A Risk Worth Taking

Driving home from church a couple of Sunday nights ago, I had to steer around a piece of lumber in the road. As I passed it I thought briefly about pulling over and moving it out of the road. Or having my teenage son move it.

But, there was traffic, and what if something happened?

That piece of lumber wasn’t really causing too many problems. It was easily avoidable without interfering with traffic.

It didn’t seem worth the risk.

Still, I felt a little guilty as drove on by.

What if it had been causing a problem? Would I have felt more compelled to act?

It got me thinking as I continued home. If I’m not willing to risk harm to myself, or my child, to prevent a potentially deadly car accident, what am I willing to risk harm for?

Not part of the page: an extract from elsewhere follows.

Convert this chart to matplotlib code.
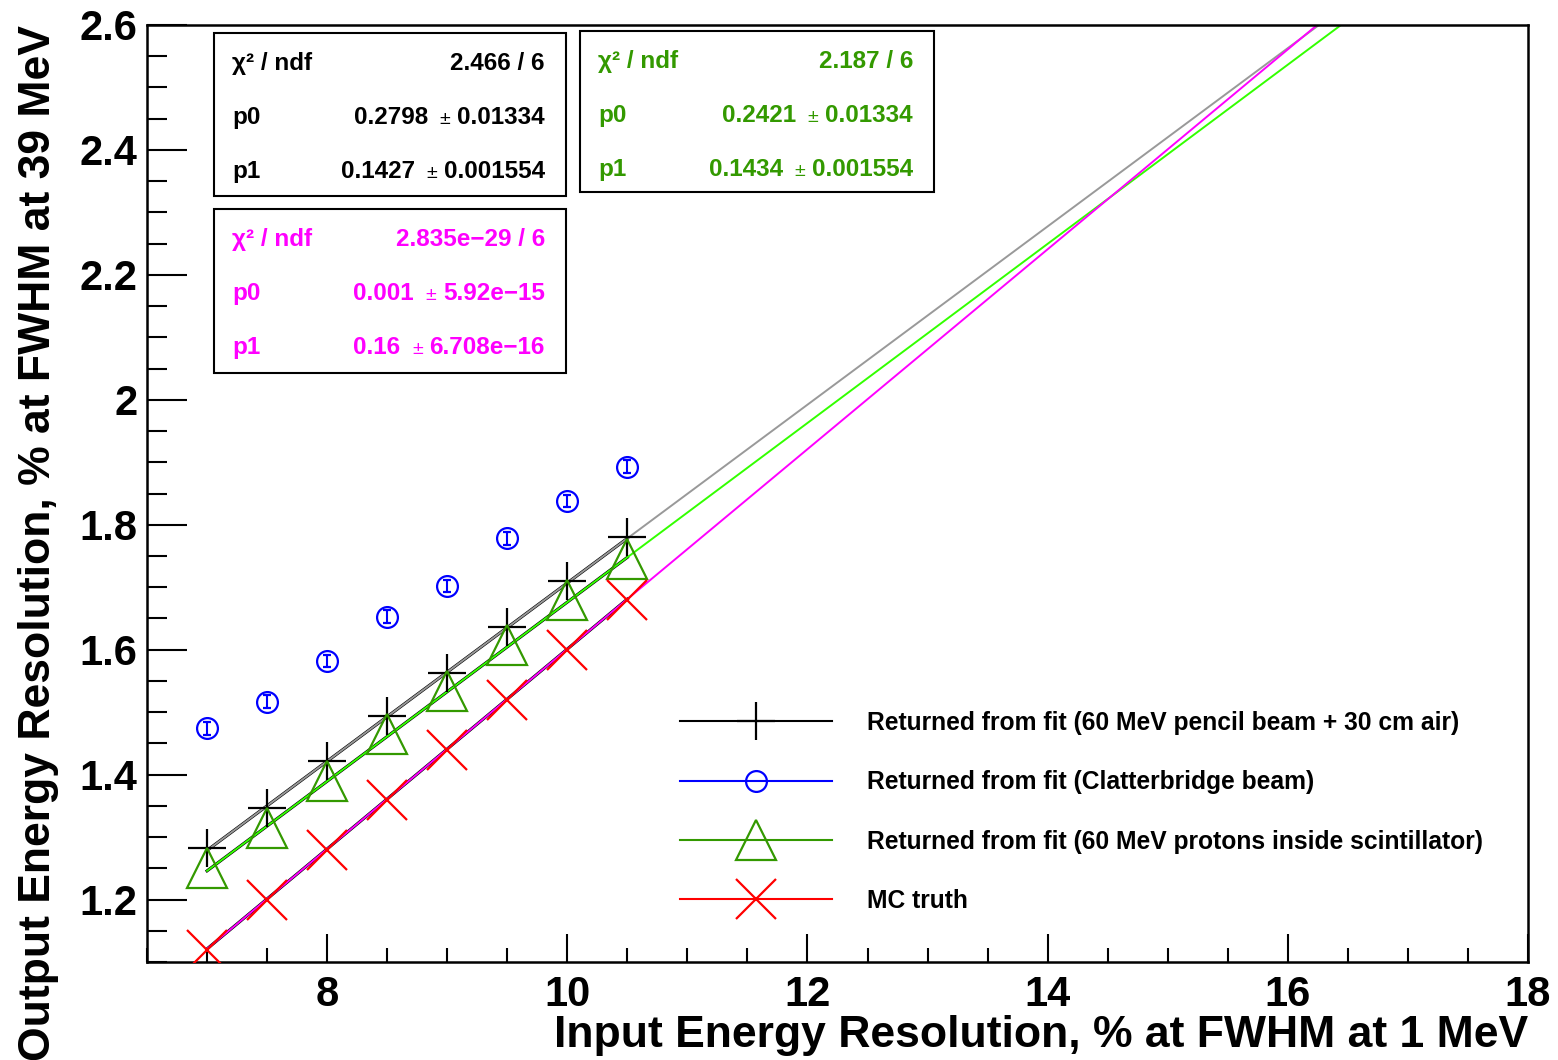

What if God asked me to put my life in harms way to reach the lost? What if He asked one of my children? Or my husband?

If God called my son to work as missionary in a country hostile to Christianity would try to persuade him to stay? I hope that I wouldn’t.

I recently heard a pastor’s wife say that she hoped her husband retired before they start putting people in jail for preaching against homosexuality.

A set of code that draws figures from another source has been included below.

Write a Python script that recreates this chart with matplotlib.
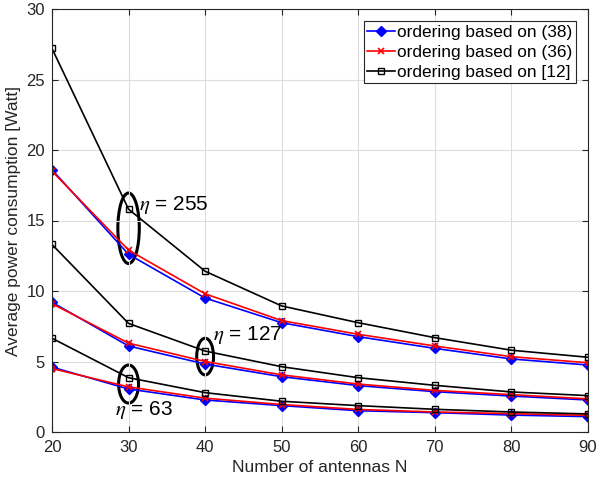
import matplotlib
matplotlib.use("Agg")
import matplotlib.pyplot as plt
from matplotlib.patches import Ellipse

plt.rcParams["font.family"] = ["Liberation Sans", "DejaVu Sans"]
plt.rcParams["mathtext.fontset"] = "stix"

N = [20, 30, 40, 50, 60, 70, 80, 90]

# eta = 255
p38_255 = [18.6, 12.6, 9.5, 7.75, 6.76, 5.93, 5.18, 4.75]
p36_255 = [18.5, 12.9, 9.8, 7.9, 6.93, 6.1, 5.34, 4.91]
p12_255 = [27.2, 15.8, 11.4, 8.94, 7.75, 6.69, 5.8, 5.3]
# eta = 127
p38_127 = [9.2, 6.1, 4.82, 3.92, 3.29, 2.86, 2.55, 2.27]
p36_127 = [9.1, 6.3, 5.0, 4.05, 3.4, 2.95, 2.65, 2.35]
p12_127 = [13.3, 7.7, 5.74, 4.63, 3.85, 3.31, 2.84, 2.58]
# eta = 63
p38_63 = [4.6, 3.05, 2.27, 1.87, 1.51, 1.37, 1.2, 1.09]
p36_63 = [4.5, 3.2, 2.4, 1.95, 1.6, 1.42, 1.3, 1.18]
p12_63 = [6.65, 3.85, 2.79, 2.18, 1.87, 1.61, 1.42, 1.28]

fig = plt.figure(figsize=(5.97, 4.83), dpi=100)
ax = fig.add_axes([52/597, 1-432/483, 536/597, 423/483])

for p38, p36, p12, first in [(p38_255, p36_255, p12_255, True),
                             (p38_127, p36_127, p12_127, False),
                             (p38_63, p36_63, p12_63, False)]:
    ax.plot(N, p38, color="blue", marker="D", markersize=5, lw=1.2,
            label="ordering based on (38)" if first else None)
    ax.plot(N, p36, color="red", marker="x", markersize=4, mew=1.2, lw=1.2,
            label="ordering based on (36)" if first else None)
    ax.plot(N, p12, color="black", marker="s", markersize=4, mfc="none", lw=1.2,
            label="ordering based on [12]" if first else None)

# ellipses around the eta groups
ax.add_patch(Ellipse((30, 14.45), 2.8, 5.0, fill=False, ec="black", lw=2.2))
ax.add_patch(Ellipse((40, 5.35), 2.2, 2.6, fill=False, ec="black", lw=2.2))
ax.add_patch(Ellipse((30, 3.4), 2.6, 2.7, fill=False, ec="black", lw=2.2))

ax.text(31.4, 16.1, r"$\eta$ = 255", fontsize=15, va="center")
ax.text(41.0, 6.9, r"$\eta$ = 127", fontsize=15, va="center")
ax.text(28.2, 1.55, r"$\eta$ = 63", fontsize=15, va="center")

ax.set_xlim(20, 90)
ax.set_ylim(0, 30)
ax.set_xticks(range(20, 91, 10))
ax.set_yticks(range(0, 31, 5))
ax.tick_params(direction="in", top=True, right=True, labelsize=12, length=4,
               color="#262626", labelcolor="#262626")
ax.tick_params(axis="y", pad=5)
ax.tick_params(axis="x", pad=6)
ax.grid(True, color="#dddddd", lw=0.8)
for s in ax.spines.values():
    s.set_color("#262626")
ax.set_xlabel("Number of antennas N", fontsize=12.5, color="#262626", labelpad=3)
ax.set_ylabel("Average power consumption [Watt]", fontsize=12.5, color="#262626",
              labelpad=4)

leg = ax.legend(loc="upper right", fontsize=12.4, fancybox=False, framealpha=1,
                edgecolor="#262626", borderpad=0.2, handlelength=1.6,
                handletextpad=0.15, labelspacing=0.3, borderaxespad=0.7)
leg.get_frame().set_linewidth(0.8)

fig.savefig("out.png", dpi=100)
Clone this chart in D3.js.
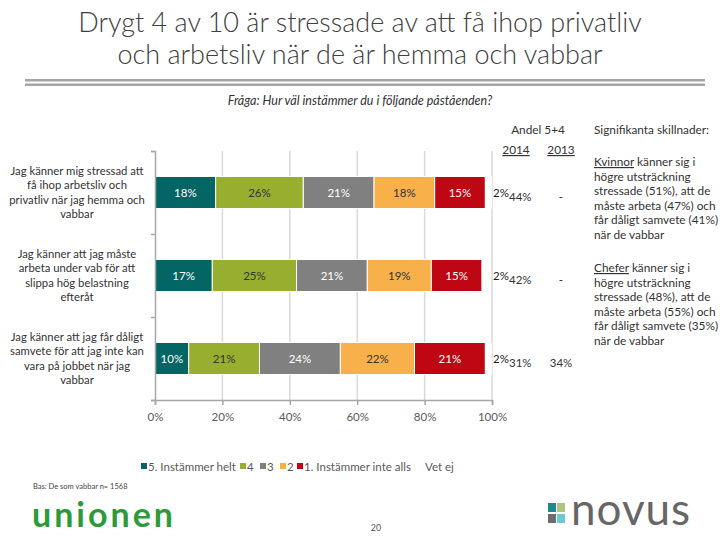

Before you accuse anyone of being an alarmist, consider that it’s already happening in places like the U.K, Canada, and Sweden. The Canadian pastor was later acquitted, but that fact that he was arrested at all tells us that it can happen. And what if it did happen? Would we stop preaching? Would we ask our husbands to stop preaching?

Realistically we’re probably years away from seeing that happen here in the United States. But what about what’s going on right now?

Today there are many countries around the world where simply admitting to being a Christian can get you thrown in jail or even killed.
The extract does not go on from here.